## Aim of the exercise
Write out the data below exactly as given, without any of its pictures.

## Supplied data
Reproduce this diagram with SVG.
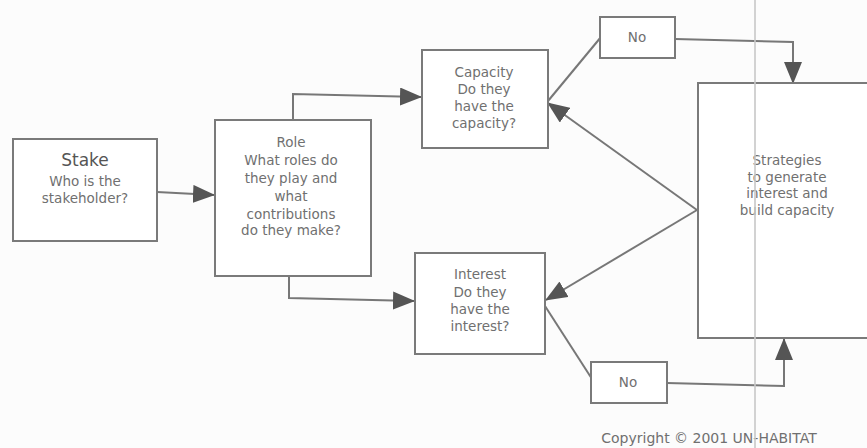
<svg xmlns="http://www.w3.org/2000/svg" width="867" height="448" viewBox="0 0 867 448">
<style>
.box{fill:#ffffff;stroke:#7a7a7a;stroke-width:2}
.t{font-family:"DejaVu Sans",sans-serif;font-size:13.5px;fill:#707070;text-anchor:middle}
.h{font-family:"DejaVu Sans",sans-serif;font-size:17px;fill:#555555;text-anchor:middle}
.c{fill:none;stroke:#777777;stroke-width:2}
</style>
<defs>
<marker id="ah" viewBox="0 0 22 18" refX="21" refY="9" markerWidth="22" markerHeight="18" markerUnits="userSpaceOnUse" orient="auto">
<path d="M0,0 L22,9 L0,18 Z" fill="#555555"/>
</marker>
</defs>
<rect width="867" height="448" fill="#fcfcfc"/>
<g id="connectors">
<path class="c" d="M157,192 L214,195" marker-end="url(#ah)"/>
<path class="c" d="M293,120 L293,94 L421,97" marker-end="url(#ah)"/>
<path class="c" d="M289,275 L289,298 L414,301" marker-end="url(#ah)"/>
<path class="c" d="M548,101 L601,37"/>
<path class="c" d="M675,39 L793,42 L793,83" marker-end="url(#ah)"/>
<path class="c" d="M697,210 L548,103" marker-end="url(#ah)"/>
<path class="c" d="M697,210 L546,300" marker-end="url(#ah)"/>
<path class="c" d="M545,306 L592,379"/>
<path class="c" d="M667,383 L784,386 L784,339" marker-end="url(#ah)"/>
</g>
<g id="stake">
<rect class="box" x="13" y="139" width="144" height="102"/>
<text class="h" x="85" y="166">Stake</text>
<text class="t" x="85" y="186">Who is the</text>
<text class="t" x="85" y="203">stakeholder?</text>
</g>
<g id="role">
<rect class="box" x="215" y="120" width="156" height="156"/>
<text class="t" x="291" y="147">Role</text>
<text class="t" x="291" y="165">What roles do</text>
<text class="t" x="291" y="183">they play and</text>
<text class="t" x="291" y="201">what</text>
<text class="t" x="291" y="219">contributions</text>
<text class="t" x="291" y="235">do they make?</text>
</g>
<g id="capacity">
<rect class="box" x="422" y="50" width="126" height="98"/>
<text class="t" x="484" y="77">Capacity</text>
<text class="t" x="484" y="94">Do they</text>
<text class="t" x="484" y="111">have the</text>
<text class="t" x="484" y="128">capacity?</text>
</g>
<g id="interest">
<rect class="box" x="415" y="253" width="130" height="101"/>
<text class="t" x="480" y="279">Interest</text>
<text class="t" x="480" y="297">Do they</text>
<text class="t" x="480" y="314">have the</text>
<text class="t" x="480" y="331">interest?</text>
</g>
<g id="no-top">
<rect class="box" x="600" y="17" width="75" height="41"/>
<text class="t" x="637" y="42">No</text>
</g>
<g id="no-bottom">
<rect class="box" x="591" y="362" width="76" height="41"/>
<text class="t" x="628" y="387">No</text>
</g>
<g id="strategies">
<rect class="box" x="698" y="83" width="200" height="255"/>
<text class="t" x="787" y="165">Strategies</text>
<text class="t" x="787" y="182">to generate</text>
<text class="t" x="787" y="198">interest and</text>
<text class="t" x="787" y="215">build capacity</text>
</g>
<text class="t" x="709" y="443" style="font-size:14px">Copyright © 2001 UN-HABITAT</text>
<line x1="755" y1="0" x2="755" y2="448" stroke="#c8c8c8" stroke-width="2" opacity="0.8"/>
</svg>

## Exercise answer
Reproduce this diagram with SVG.
<svg xmlns="http://www.w3.org/2000/svg" width="867" height="448" viewBox="0 0 867 448">
<style>
.box{fill:#ffffff;stroke:#7a7a7a;stroke-width:2}
.t{font-family:"DejaVu Sans",sans-serif;font-size:13.5px;fill:#707070;text-anchor:middle}
.h{font-family:"DejaVu Sans",sans-serif;font-size:17px;fill:#555555;text-anchor:middle}
.c{fill:none;stroke:#777777;stroke-width:2}
</style>
<defs>
<marker id="ah" viewBox="0 0 22 18" refX="21" refY="9" markerWidth="22" markerHeight="18" markerUnits="userSpaceOnUse" orient="auto">
<path d="M0,0 L22,9 L0,18 Z" fill="#555555"/>
</marker>
</defs>
<rect width="867" height="448" fill="#fcfcfc"/>
<g id="connectors">
<path class="c" d="M157,192 L214,195" marker-end="url(#ah)"/>
<path class="c" d="M293,120 L293,94 L421,97" marker-end="url(#ah)"/>
<path class="c" d="M289,275 L289,298 L414,301" marker-end="url(#ah)"/>
<path class="c" d="M548,101 L601,37"/>
<path class="c" d="M675,39 L793,42 L793,83" marker-end="url(#ah)"/>
<path class="c" d="M697,210 L548,103" marker-end="url(#ah)"/>
<path class="c" d="M697,210 L546,300" marker-end="url(#ah)"/>
<path class="c" d="M545,306 L592,379"/>
<path class="c" d="M667,383 L784,386 L784,339" marker-end="url(#ah)"/>
</g>
<g id="stake">
<rect class="box" x="13" y="139" width="144" height="102"/>
<text class="h" x="85" y="166">Stake</text>
<text class="t" x="85" y="186">Who is the</text>
<text class="t" x="85" y="203">stakeholder?</text>
</g>
<g id="role">
<rect class="box" x="215" y="120" width="156" height="156"/>
<text class="t" x="291" y="147">Role</text>
<text class="t" x="291" y="165">What roles do</text>
<text class="t" x="291" y="183">they play and</text>
<text class="t" x="291" y="201">what</text>
<text class="t" x="291" y="219">contributions</text>
<text class="t" x="291" y="235">do they make?</text>
</g>
<g id="capacity">
<rect class="box" x="422" y="50" width="126" height="98"/>
<text class="t" x="484" y="77">Capacity</text>
<text class="t" x="484" y="94">Do they</text>
<text class="t" x="484" y="111">have the</text>
<text class="t" x="484" y="128">capacity?</text>
</g>
<g id="interest">
<rect class="box" x="415" y="253" width="130" height="101"/>
<text class="t" x="480" y="279">Interest</text>
<text class="t" x="480" y="297">Do they</text>
<text class="t" x="480" y="314">have the</text>
<text class="t" x="480" y="331">interest?</text>
</g>
<g id="no-top">
<rect class="box" x="600" y="17" width="75" height="41"/>
<text class="t" x="637" y="42">No</text>
</g>
<g id="no-bottom">
<rect class="box" x="591" y="362" width="76" height="41"/>
<text class="t" x="628" y="387">No</text>
</g>
<g id="strategies">
<rect class="box" x="698" y="83" width="200" height="255"/>
<text class="t" x="787" y="165">Strategies</text>
<text class="t" x="787" y="182">to generate</text>
<text class="t" x="787" y="198">interest and</text>
<text class="t" x="787" y="215">build capacity</text>
</g>
<text class="t" x="709" y="443" style="font-size:14px">Copyright © 2001 UN-HABITAT</text>
<line x1="755" y1="0" x2="755" y2="448" stroke="#c8c8c8" stroke-width="2" opacity="0.8"/>
</svg>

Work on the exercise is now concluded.